The homepage has one job: communicate what you do, who it is for, and why it is worth paying for -- clearly enough that the right visitor takes the next step and the wrong visitor self-selects out. Both outcomes are positive. A homepage that tries to include everyone converts no one.
The hero section is where most homepages fail. The headline often describes the product rather than the outcome, or it uses a metaphor that requires explanation, or it is so abstract that it could describe any company in the category. We start with the hero and spend the most time there because it is the most read section on the page and the one that determines whether everything below it gets read at all.
The rest of the page is built around the questions a visitor typically asks in order: What is this? Who is it for? How does it work? What does it cost (or how do I get it)? Can I trust this? The section order follows the natural decision sequence, not a template.
We deliver A/B copy variants as standard for the hero headline and primary CTA. You should be testing these anyway; we make it easier to start.

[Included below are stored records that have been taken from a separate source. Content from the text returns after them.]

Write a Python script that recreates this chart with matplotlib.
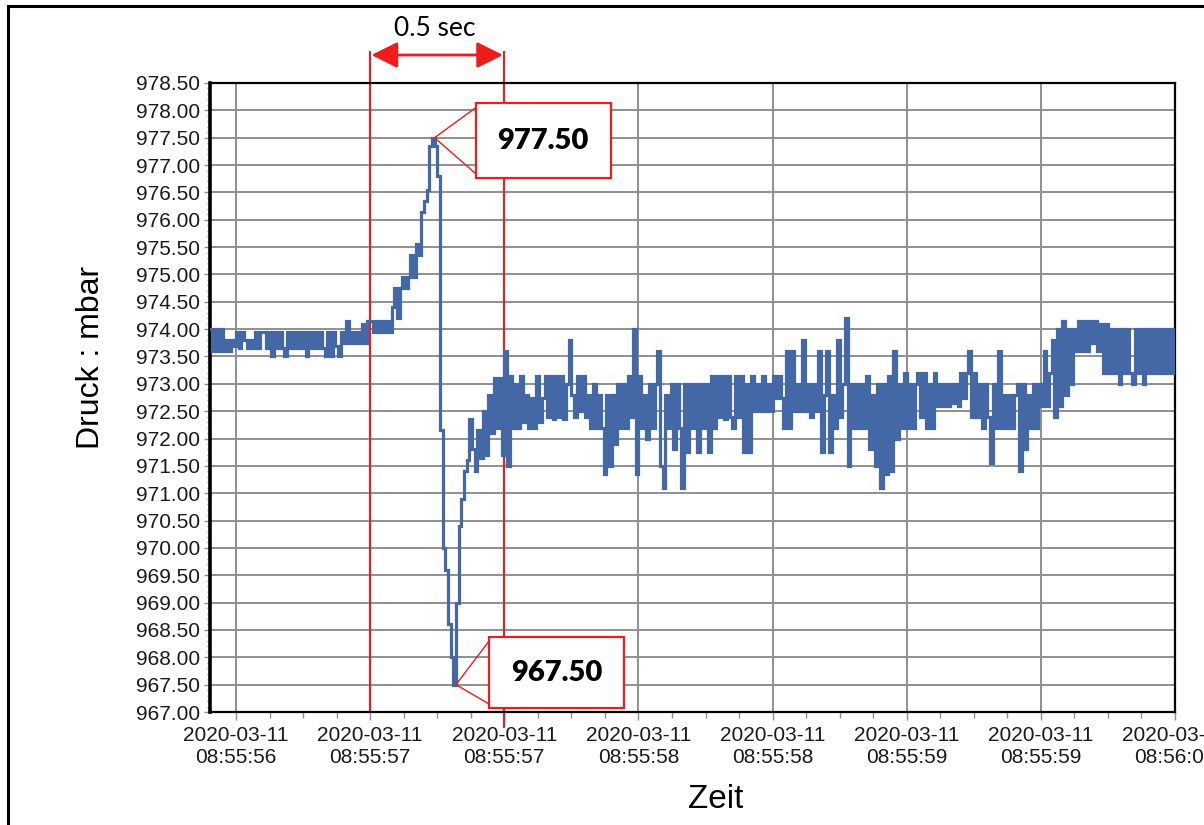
import numpy as np
import matplotlib.pyplot as plt
from matplotlib.patches import Rectangle
from matplotlib.lines import Line2D
from matplotlib.ticker import MultipleLocator, FixedLocator, FuncFormatter

# pressure log, seconds after 08:55:00, one sample every 10 ms
T_START = 56.40
DT = 0.01

# 56.40 .. 56.99 s, steady level
pressure_before = [
    974.0, 973.6, 974.0, 973.6, 974.0, 973.6, 973.8, 973.6, 973.8, 973.7,
    973.95, 973.65, 973.95, 973.8, 973.65, 973.8, 973.65, 973.95, 973.65, 973.95,
    973.95, 973.65, 973.95, 973.5, 973.95, 973.65, 973.95, 973.65, 973.5, 973.95,
    973.65, 973.95, 973.65, 973.95, 973.65, 973.95, 973.5, 973.95, 973.65, 973.95,
    973.65, 973.95, 973.65, 973.5, 973.95, 973.5, 973.95, 973.7, 973.5, 973.95,
    973.75, 974.15, 973.75, 973.95, 973.75, 973.95, 973.75, 974.1, 973.75, 974.15,
]
# 57.00 .. 57.49 s, pressure pulse
pressure_pulse = [
    974.15, 973.95, 974.15, 973.95, 974.15, 973.95, 974.15, 973.95, 974.4, 974.75,
    974.2, 974.75, 974.95, 974.75, 974.95, 975.35, 974.95, 975.55, 975.35, 976.15,
    976.35, 976.55, 977.35, 977.5, 977.35, 976.8, 972.15, 970.0, 969.6, 968.6,
    968.0, 967.5, 969.0, 970.4, 970.9, 971.4, 971.6, 972.35, 971.8, 971.4,
    972.15, 971.65, 972.5, 971.7, 972.8, 972.1, 973.1, 972.2, 973.1, 971.7,
]
# 57.50 .. 60.00 s, new level
pressure_after = [
    973.6, 971.5, 973.15, 972.2, 973.0, 972.2, 973.15, 972.3, 972.8, 972.2,
    972.75, 972.2, 973.15, 972.3, 972.75, 973.15, 972.4, 973.15, 972.35, 973.15,
    972.4, 973.15, 972.35, 973.0, 973.8, 972.8, 972.4, 973.15, 972.5, 973.15,
    972.4, 972.8, 972.2, 973.0, 972.2, 972.8, 972.2, 971.35, 972.8, 971.5,
    972.8, 971.9, 973.0, 972.2, 973.0, 972.2, 973.15, 972.4, 974.0, 971.35,
    973.15, 972.2, 972.8, 972.0, 973.0, 972.2, 973.0, 973.6, 971.5, 971.1,
    972.8, 972.2, 973.0, 971.8, 973.0, 972.2, 971.1, 973.0, 971.75, 973.0,
    972.2, 973.0, 971.75, 973.0, 972.2, 973.0, 971.75, 973.15, 972.2, 973.15,
    972.4, 973.15, 972.35, 973.15, 972.4, 972.2, 973.15, 972.4, 973.15, 971.75,
    973.0, 971.75, 973.15, 972.5, 973.0, 972.5, 973.15, 972.5, 973.0, 972.5,
    973.15, 972.75, 973.15, 972.75, 972.2, 973.6, 972.2, 973.6, 972.5, 973.0,
    972.5, 973.8, 972.5, 973.0, 972.4, 973.0, 972.5, 973.6, 971.75, 972.8,
    973.6, 971.75, 972.8, 972.2, 973.8, 972.4, 973.0, 974.2, 971.5, 973.0,
    972.2, 973.0, 972.2, 973.0, 972.2, 973.15, 971.8, 972.8, 971.5, 973.0,
    971.1, 973.0, 971.35, 973.15, 971.4, 973.6, 972.0, 973.0, 972.2, 973.2,
    972.2, 973.0, 972.2, 973.0, 973.2, 972.4, 973.2, 972.2, 973.0, 972.2,
    973.2, 972.6, 973.0, 972.6, 973.0, 972.6, 973.0, 972.65, 973.0, 972.6,
    973.2, 972.75, 973.2, 973.6, 972.4, 973.2, 972.4, 973.0, 972.2, 973.0,
    972.4, 971.55, 973.0, 972.2, 973.6, 972.2, 972.8, 972.2, 972.8, 972.2,
    972.8, 973.0, 971.4, 973.0, 971.8, 972.8, 972.2, 973.0, 972.2, 973.0,
    972.6, 973.6, 972.6, 973.2, 973.8, 972.4, 974.0, 972.6, 974.15, 972.8,
    974.0, 973.0, 974.0, 973.6, 974.15, 973.6, 974.15, 973.6, 974.15, 973.75,
    974.15, 973.6, 974.1, 973.2, 974.1, 973.2, 974.0, 973.2, 974.0, 973.0,
    974.0, 973.2, 974.0, 973.2, 973.0, 974.0, 973.2, 974.0, 973.0, 974.0,
    973.2, 974.0, 973.2, 974.0, 973.2, 974.0, 973.2, 974.0, 973.2, 974.0,
    973.2,
]

pressure = np.array(pressure_before + pressure_pulse + pressure_after)
seconds = T_START + DT * np.arange(len(pressure))

marker_times = [57.0, 57.5]
marker_text = "0.5 sec"

LINE_BLUE = "#4467a6"
RED = "#ee1c1c"
GRID = "#8f8f8f"
TXT = "#1a1a1a"

fig = plt.figure(figsize=(12.04, 8.25), dpi=100)
ax = fig.add_axes([210 / 1204, 1 - 712 / 825, 965 / 1204, 629 / 825])

ax.plot(seconds, pressure, drawstyle="steps-post", color=LINE_BLUE, lw=2.3,
        solid_joinstyle="miter", zorder=3)

ax.set_xlim(56.403, 60.0)
ax.set_ylim(967.0, 978.5)

ax.xaxis.set_major_locator(FixedLocator(np.arange(56.5, 60.01, 0.5)))
ax.xaxis.set_minor_locator(MultipleLocator(0.125))
ax.yaxis.set_major_locator(MultipleLocator(0.5))
ax.yaxis.set_minor_locator(MultipleLocator(0.1))


def time_label(t, pos):
    total = 8 * 3600 + 55 * 60 + int(t + 1e-6)
    h, rem = divmod(total, 3600)
    m, s = divmod(rem, 60)
    return f"2020-03-11\n{h:02d}:{m:02d}:{s:02d}"


ax.xaxis.set_major_formatter(FuncFormatter(time_label))
ax.yaxis.set_major_formatter(FuncFormatter(lambda v, pos: f"{v:.2f}"))

ax.grid(True, which="major", color=GRID, lw=1.4, zorder=0)
ax.set_axisbelow(True)

ax.tick_params(axis="x", which="major", direction="out", length=6, width=1,
               color=GRID, labelsize=15, labelcolor=TXT, pad=4)
ax.tick_params(axis="x", which="minor", direction="out", length=4, width=1, color=GRID)
ax.tick_params(axis="y", which="major", direction="out", length=4, width=1,
               color=GRID, labelsize=15, labelcolor=TXT, pad=3)
ax.tick_params(axis="y", which="minor", direction="out", length=2, width=1, color=GRID)
for lbl in ax.get_xticklabels() + ax.get_yticklabels():
    lbl.set_fontfamily("Liberation Sans")

for side in ["top", "right", "bottom"]:
    ax.spines[side].set_color("black")
    ax.spines[side].set_linewidth(1.6)
ax.spines["left"].set_color("black")
ax.spines["left"].set_linewidth(2.6)

ax.set_ylabel("Druck : mbar", fontsize=23, family="Liberation Sans")
ax.yaxis.set_label_coords(-0.108, 0.564)
ax.set_xlabel("Zeit", fontsize=24, family="Liberation Sans")
ax.xaxis.set_label_coords(0.524, -0.115)

# red markers for the 0.5 s window
ax.axvline(marker_times[0], ymin=0, ymax=1.049, color=RED, lw=1.5, clip_on=False, zorder=2)
ax.axvline(marker_times[1], ymin=-0.024, ymax=1.049, color=RED, lw=1.5, clip_on=False, zorder=2)
ax.annotate("", xy=(marker_times[1] - 0.005, 1.0445), xytext=(marker_times[0] + 0.005, 1.0445),
            xycoords=("data", "axes fraction"), textcoords=("data", "axes fraction"),
            arrowprops=dict(arrowstyle="<|-|>,head_length=0.8,head_width=0.4", color=RED,
                            lw=2, mutation_scale=20, shrinkA=0, shrinkB=0))
ax.text(sum(marker_times) / 2 - 0.01, 1.087, marker_text, transform=ax.get_xaxis_transform(),
        ha="center", va="center", fontsize=19, family="Lato")


def callout(ax, point, box, text):
    x0, y0, x1, y1 = box
    ax.add_patch(Rectangle((x0, y0), x1 - x0, y1 - y0, facecolor="white",
                           edgecolor=RED, lw=1.6, zorder=6))
    ax.plot([x0, point[0], x0], [y1 - 0.08, point[1], y0 + 0.08], color=RED, lw=1.0, zorder=6)
    ax.text((x0 + x1) / 2, (y0 + y1) / 2, text, ha="center", va="center",
            fontsize=21, fontweight="heavy", family="Lato", zorder=7)


i_max = int(np.argmax(pressure))
i_min = int(np.argmin(pressure))
callout(ax, (seconds[i_max] + DT, pressure[i_max]), (57.394, 976.76, 57.896, 978.13),
        f"{pressure[i_max]:.2f}")
callout(ax, (seconds[i_min] + DT, pressure[i_min]), (57.442, 967.07, 57.948, 968.37),
        f"{pressure[i_min]:.2f}")

# frame of the screenshot
fig.add_artist(Line2D([8 / 1204, 1.0], [1 - 6 / 825] * 2, color="black", lw=2.2,
                      transform=fig.transFigure))
fig.add_artist(Line2D([8 / 1204] * 2, [0.0, 1 - 6 / 825], color="black", lw=2.2,
                      transform=fig.transFigure))

fig.savefig("out.png", dpi=100)
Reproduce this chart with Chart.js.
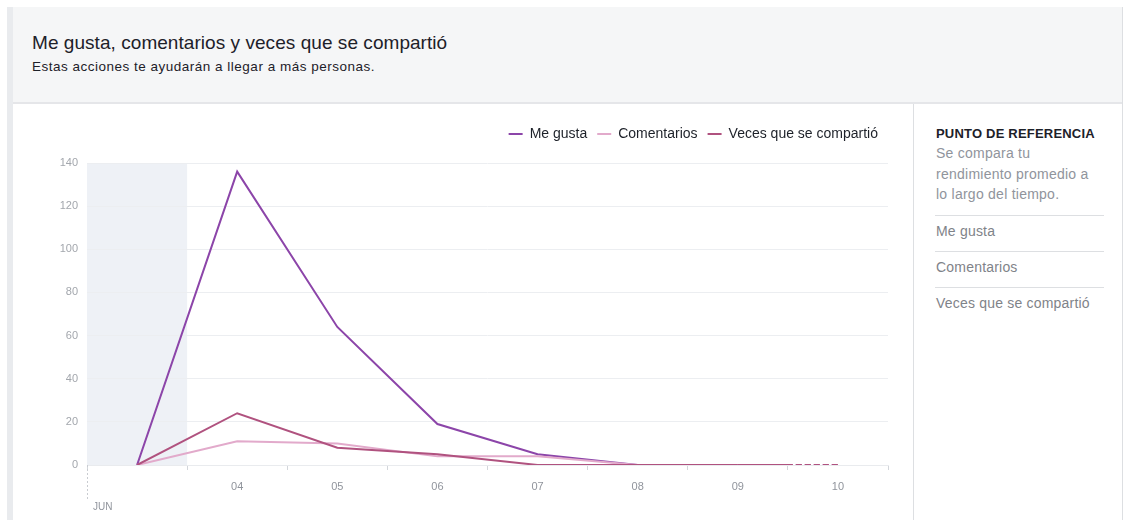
<!DOCTYPE html>
<html lang="es">
<head>
<meta charset="utf-8">
<script src="https://cdn.jsdelivr.net/npm/chart.js@4"></script>
<style>
  html, body { margin: 0; padding: 0; background: #ffffff; width: 1130px; height: 520px; overflow: hidden; font-family: "Liberation Sans", Arial, sans-serif; }
  #frame { position: absolute; left: 7px; top: 7px; width: 1116px; height: 520px; border-left: 6px solid #e9ebee; border-right: 1px solid #dddfe2; box-sizing: border-box; }
  #header { position: absolute; left: 13px; top: 7px; width: 1109px; height: 95px; background: #f5f6f7; border-bottom: 2px solid #e5e6e9; }
  #title { position: absolute; left: 19px; top: 25px; font-size: 19px; color: #1d2129; letter-spacing: 0.05px; }
  #subtitle { position: absolute; left: 19px; top: 52px; font-size: 13.5px; color: #1d2129; letter-spacing: 0.5px; }
  #divider { position: absolute; left: 913px; top: 104px; width: 1px; height: 416px; background: #dddfe2; }
  #side { position: absolute; left: 936px; top: 126px; width: 175px; }
  #side .h { font-size: 13px; font-weight: bold; color: #1d2129; letter-spacing: 0.2px; }
  #side .d { font-size: 14px; color: #90949c; line-height: 20.5px; margin-top: 2px; letter-spacing: 0.25px; }
  #side .sep { height: 1px; background: #dddfe2; margin: 10px 0 0 -1px; width: 169px; }
  #side .it { font-size: 14px; color: #7f8389; line-height: 16px; padding-top: 7px; height: 18px; letter-spacing: 0.2px; }
  #wrap { position: absolute; left: 13px; top: 104px; width: 900px; height: 416px; }
</style>
</head>
<body>
<div id="frame"></div>
<div id="header">
  <div id="title">Me gusta, comentarios y veces que se compartió</div>
  <div id="subtitle">Estas acciones te ayudarán a llegar a más personas.</div>
</div>
<div id="divider"></div>
<div id="side">
  <div class="h">PUNTO DE REFERENCIA</div>
  <div class="d">Se compara tu<br>rendimiento promedio a<br>lo largo del tiempo.</div>
  <div class="sep"></div>
  <div class="it">Me gusta</div>
  <div class="sep"></div>
  <div class="it">Comentarios</div>
  <div class="sep"></div>
  <div class="it">Veces que se compartió</div>
</div>
<div id="wrap"><canvas id="c" width="900" height="416"></canvas></div>
<script>
// ---- data ----
const days = ['03', '04', '05', '06', '07', '08', '09', '10'];
const tickLabels = ['', '04', '05', '06', '07', '08', '09', '10'];
const monthLabel = 'JUN';
const meGusta = [0, 136, 64, 19, 5, 0, 0, 0];
const comentarios = [0, 11, 10, 4, 4, 0, 0, 0];
const compartido = [0, 24, 8, 5, 0, 0, 0, 0];
const seriesNames = ['Me gusta', 'Comentarios', 'Veces que se compartió'];
const yTicks = [0, 20, 40, 60, 80, 100, 120, 140];

const colors = ['#8c45a9', '#e2aacb', '#b0527f'];
const lastDash = [55, 3, 6, 3, 6, 3, 6, 3, 6, 3, 6, 3, 200];

function mkSet(label, data, color, order) {
  return {
    label, data, borderColor: color, backgroundColor: color,
    borderWidth: 2, pointRadius: 0, pointHoverRadius: 0, tension: 0, order,
    segment: { borderDash: ctx => ctx.p0DataIndex === days.length - 2 ? lastDash : undefined }
  };
}

const legendGap = {
  id: 'legendGap',
  beforeInit(chart) {
    const lg = chart.legend;
    if (!lg) return;
    const f = lg.fit;
    lg.fit = function () { f.call(this); this.height += 12; };
  }
};

const shade = {
  id: 'shade',
  beforeDraw(chart) {
    const { ctx, chartArea, scales } = chart;
    const x = scales.x;
    const half = (x.getPixelForValue(1) - x.getPixelForValue(0)) / 2;
    ctx.save();
    ctx.fillStyle = '#eef1f6';
    ctx.fillRect(chartArea.left, chartArea.top, x.getPixelForValue(0) + half - chartArea.left, chartArea.bottom - chartArea.top);
    ctx.restore();
  },
  afterDraw(chart) {
    const { ctx, chartArea } = chart;
    ctx.save();
    ctx.strokeStyle = '#c9ccd1';
    ctx.lineWidth = 1;
    ctx.setLineDash([2, 2]);
    ctx.beginPath();
    ctx.moveTo(chartArea.left + 0.5, chartArea.bottom);
    ctx.lineTo(chartArea.left + 0.5, chartArea.bottom + 36);
    ctx.stroke();
    ctx.setLineDash([]);
    ctx.fillStyle = '#90949c';
    ctx.font = '10px "Liberation Sans", Arial, sans-serif';
    ctx.textBaseline = 'middle';
    ctx.fillText(monthLabel, chartArea.left + 6, chartArea.bottom + 42);
    ctx.restore();
  }
};

new Chart(document.getElementById('c'), {
  type: 'line',
  data: {
    labels: days,
    datasets: [
      mkSet(seriesNames[0], meGusta, colors[0], 3),
      mkSet(seriesNames[1], comentarios, colors[1], 2),
      mkSet(seriesNames[2], compartido, colors[2], 1)
    ]
  },
  options: {
    responsive: false,
    animation: false,
    events: [],
    layout: { padding: { top: 13, right: 25, left: 0, bottom: 0 } },
    plugins: {
      tooltip: { enabled: false },
      legend: {
        position: 'top', align: 'end',
        labels: {
          usePointStyle: true, pointStyle: 'line', pointStyleWidth: 14, boxHeight: 14,
          color: '#1d2129', padding: 10,
          font: { size: 14, family: '"Liberation Sans", Arial, sans-serif' },
          sort: (a, b) => a.datasetIndex - b.datasetIndex
        }
      }
    },
    scales: {
      x: {
        type: 'category', offset: true,
        grid: { offset: true, drawOnChartArea: false, drawTicks: true, tickLength: 5, color: '#d3d6db' },
        border: { display: true, color: '#e9ebee' },
        ticks: {
          color: '#90949c', padding: 10, maxRotation: 0,
          font: { size: 11, family: '"Liberation Sans", Arial, sans-serif' },
          callback: (v, i) => tickLabels[i]
        },
        afterFit: s => { s.height = 55; }
      },
      y: {
        min: 0, max: 140,
        afterBuildTicks: s => { s.ticks = yTicks.map(v => ({ value: v })); },
        grid: { color: '#eceef1', drawTicks: false },
        border: { display: false },
        ticks: {
          color: '#a3a7ad', padding: 9,
          font: { size: 11, family: '"Liberation Sans", Arial, sans-serif' }
        },
        afterFit: s => { s.width = 74; }
      }
    }
  },
  plugins: [legendGap, shade]
});
</script>
</body>
</html>
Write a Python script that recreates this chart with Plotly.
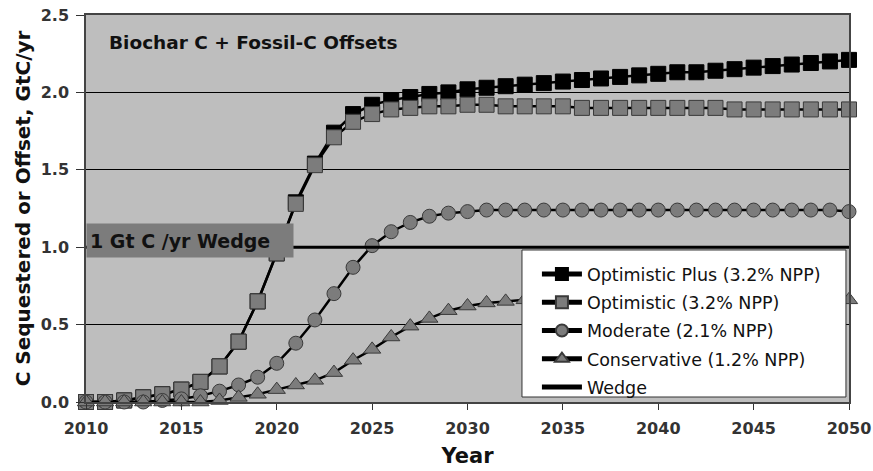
import plotly.graph_objects as go

years = list(range(2010, 2051))

optimistic_plus = [0.00, 0.00, 0.01, 0.03, 0.05, 0.08, 0.13, 0.23, 0.39, 0.65, 0.96,
                   1.29, 1.54, 1.74, 1.86, 1.92, 1.95, 1.97, 1.99, 2.00, 2.02,
                   2.03, 2.04, 2.05, 2.06, 2.07, 2.08, 2.09, 2.10, 2.11, 2.12,
                   2.13, 2.13, 2.14, 2.15, 2.16, 2.17, 2.18, 2.19, 2.20, 2.21]
optimistic = [0.00, 0.00, 0.01, 0.03, 0.05, 0.08, 0.13, 0.23, 0.39, 0.65, 0.96,
              1.28, 1.53, 1.71, 1.81, 1.86, 1.89, 1.90, 1.91, 1.91, 1.92,
              1.92, 1.91, 1.91, 1.91, 1.91, 1.90, 1.90, 1.90, 1.90, 1.90,
              1.90, 1.90, 1.90, 1.89, 1.89, 1.89, 1.89, 1.89, 1.89, 1.89]
moderate = [0.00, 0.00, 0.00, 0.00, 0.01, 0.02, 0.04, 0.07, 0.11, 0.16, 0.25,
            0.38, 0.53, 0.70, 0.87, 1.01, 1.10, 1.16, 1.20, 1.22, 1.23,
            1.24, 1.24, 1.24, 1.24, 1.24, 1.24, 1.24, 1.24, 1.24, 1.24,
            1.24, 1.24, 1.24, 1.24, 1.24, 1.24, 1.24, 1.24, 1.24, 1.23]
conservative = [0.00, 0.00, 0.00, 0.00, 0.00, 0.00, 0.00, 0.01, 0.03, 0.05, 0.08,
                0.11, 0.14, 0.19, 0.27, 0.34, 0.42, 0.49, 0.54, 0.59, 0.62,
                0.64, 0.65, 0.66, 0.66, 0.66, 0.66, 0.66, 0.66, 0.66, 0.66,
                0.66, 0.66, 0.66, 0.66, 0.66, 0.66, 0.66, 0.66, 0.66, 0.66]
wedge_years = [2010, 2050]
wedge_values = [1.0, 1.0]

series_names = ["Optimistic Plus (3.2% NPP)", "Optimistic (3.2% NPP)",
                "Moderate (2.1% NPP)", "Conservative (1.2% NPP)", "Wedge"]
x_ticks = [2010, 2015, 2020, 2025, 2030, 2035, 2040, 2045, 2050]
y_ticks = [0.0, 0.5, 1.0, 1.5, 2.0, 2.5]

GRAY = "#7c7c7c"
EDGE = "#3a3a3a"

fig = go.Figure()
specs = [
    (optimistic_plus, "square", 15, "black", "black"),
    (optimistic, "square", 15, GRAY, EDGE),
    (moderate, "circle", 14, GRAY, EDGE),
    (conservative, "triangle-up", 15, GRAY, EDGE),
]
for i, (vals, sym, sz, fill, edge) in enumerate(specs):
    fig.add_trace(go.Scatter(
        x=years, y=vals, mode="lines+markers", name=series_names[i],
        legendgroup=f"g{i}", cliponaxis=False,
        line=dict(color="black", width=2.5),
        marker=dict(symbol=sym, size=sz, color=fill, line=dict(color=edge, width=1)),
    ))
fig.add_trace(go.Scatter(
    x=wedge_years, y=wedge_values, mode="lines", name=series_names[4],
    legendgroup="g4", line=dict(color="black", width=3),
))

BOLD = dict(family="DejaVu Sans", weight="bold")

fig.update_layout(
    width=873, height=471,
    margin=dict(l=86, r=24, t=15, b=69, autoexpand=False),
    paper_bgcolor="white", plot_bgcolor="#bebebe",
    font=dict(family="DejaVu Sans", color="#222"),
    legend=dict(
        x=0.591, y=0.377, xanchor="left", yanchor="top",
        bgcolor="rgba(0,0,0,0)", borderwidth=0,
        font=dict(family="DejaVu Sans", size=17.5, color="#111"),
        traceorder="grouped", tracegroupgap=2.5,
        itemsizing="constant", itemwidth=40,
    ),
    xaxis=dict(
        automargin=False,
        range=[2010, 2050], tickvals=x_ticks, ticks="outside", ticklen=6,
        tickcolor="#333", showgrid=False, zeroline=False,
        showline=True, linecolor="#444", linewidth=1.5, mirror=True,
        tickfont=dict(size=16, color="#333", **BOLD), ticklabelstandoff=5,
        title=dict(text="Year", font=dict(size=21, color="#111", **BOLD), standoff=11),
    ),
    yaxis=dict(
        automargin=False,
        range=[0, 2.5], tickvals=y_ticks, tickformat=".1f", ticks="outside",
        ticklen=8, tickcolor="#333", showgrid=True, gridcolor="black", gridwidth=1.2,
        zeroline=False, showline=True, linecolor="#444", linewidth=1.5, mirror=True,
        tickfont=dict(size=16, color="#333", **BOLD), ticklabelstandoff=4,
        title=dict(text="C Sequestered or Offset, GtC/yr",
                   font=dict(size=20, color="#111", **BOLD), standoff=5),
    ),
    shapes=[dict(
        type="rect", xref="paper", yref="paper", layer="above",
        x0=0.5714, x1=0.996, y0=0.0129, y1=0.3928,
        fillcolor="white", line=dict(color="#333", width=1),
    )],
    annotations=[
        dict(text="Biochar C + Fossil-C Offsets", xref="paper", yref="paper",
             x=0.027, y=0.930, xanchor="left", yanchor="middle", showarrow=False,
             font=dict(size=18.5, color="#111", **BOLD)),
        dict(text="1 Gt C /yr Wedge", xref="x", yref="y",
             x=2010, y=1.043, xanchor="left", yanchor="middle", showarrow=False,
             width=200, height=27, borderpad=3, align="left",
             bgcolor="#7c7c7c", font=dict(size=19, color="#111", **BOLD)),
    ],
)

# remove the browser's default 8px body margin so the figure fills the window exactly
fig.write_html("out.html",
               config={"displayModeBar": False},
               post_script="document.body.style.margin='0';document.body.style.overflow='hidden';")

Landing page copy is simpler in one sense: it has a single conversion goal, a single audience, and no navigation to distract from it. The homepage has to serve multiple visitor types and lead them in different directions. Both need the same research foundation -- who is the reader, what do they already believe, what objection do they carry -- but the structure differs significantly.
We write both to the same standard. The brief process is identical; the output differs in structure rather than quality.